The intervention will be seen as an attack on staunch Brexiteer candidates Boris Johnson, Dominic Raab, Andrea Leadsom and Esther McVey, who have all said they would be willing to take Britain out of the bloc without an agreement on 31 October.
But, writing in The Daily Telegraph, Mr Hunt urged his fellow candidates not to try and trigger a general election to gain a mandate for a no-deal - pointing to the Conservatives' hammering in the EU elections.
"Any Prime Minister who promised to leave the EU by a specific date – without the time to renegotiate and pass a new deal – would, in effect, be committing to a general election the moment Parliament tried to stop it," he warned.
"And trying to deliver no deal through a general election is not a solution; it is political suicide. That would delight Nigel Farage and probably put Jeremy Corbyn in No 10 by Christmas."
Mr Hunt - who is vying for the top job alongside nine other contenders including new entrants Kit Malthouse and Sajid Javid - also made clear that he would instead try to reopen Brexit negotiations with the European Union, with a "different deal" now "the only solution" to the deadlock.
"That means negotiations that take us out of the customs union while generously respecting legitimate concerns about the Irish border," he said.
The Foreign Secretary added: "Why would the EU leaders do that? Because they do not want the shadow of Brexit hanging over them. Go to them with a shared problem and there is a chance of a shared solution."
Mr Hunt's warning that a push for a no-deal Brexit would bring down the Government echoes that of his Cabinet colleague Philip Hammond.

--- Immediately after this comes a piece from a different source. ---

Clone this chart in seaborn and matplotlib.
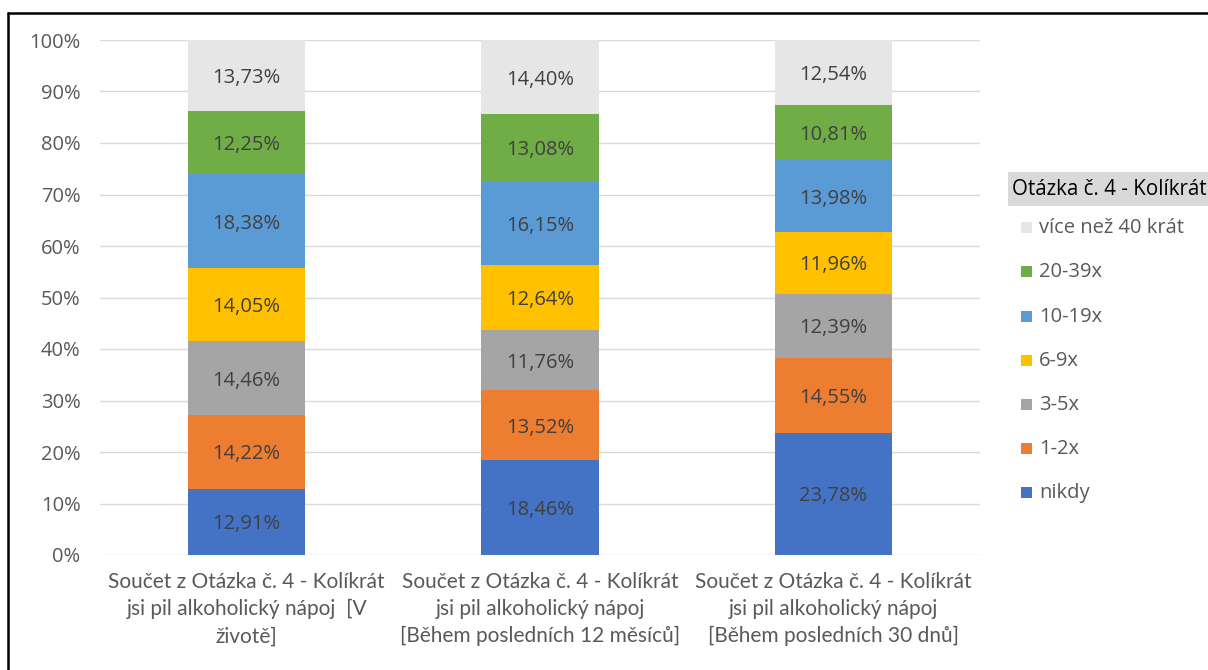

The Chancellor this weekend told Tory leadership candidates that they would not "survive" any attempt to force a no-deal Brexit through Parliament.
He asked: "How will they govern if they have defied Parliament on such an important issue?
"This has to be done by compromise - by finding a route through in Parliament that can command a... majority of Parliamentarians."
But one Cabinet minister told PoliticsHome: "This is incredible from Hunt. He’s spent the last six months in Cabinet arguing for no deal to be kept on table."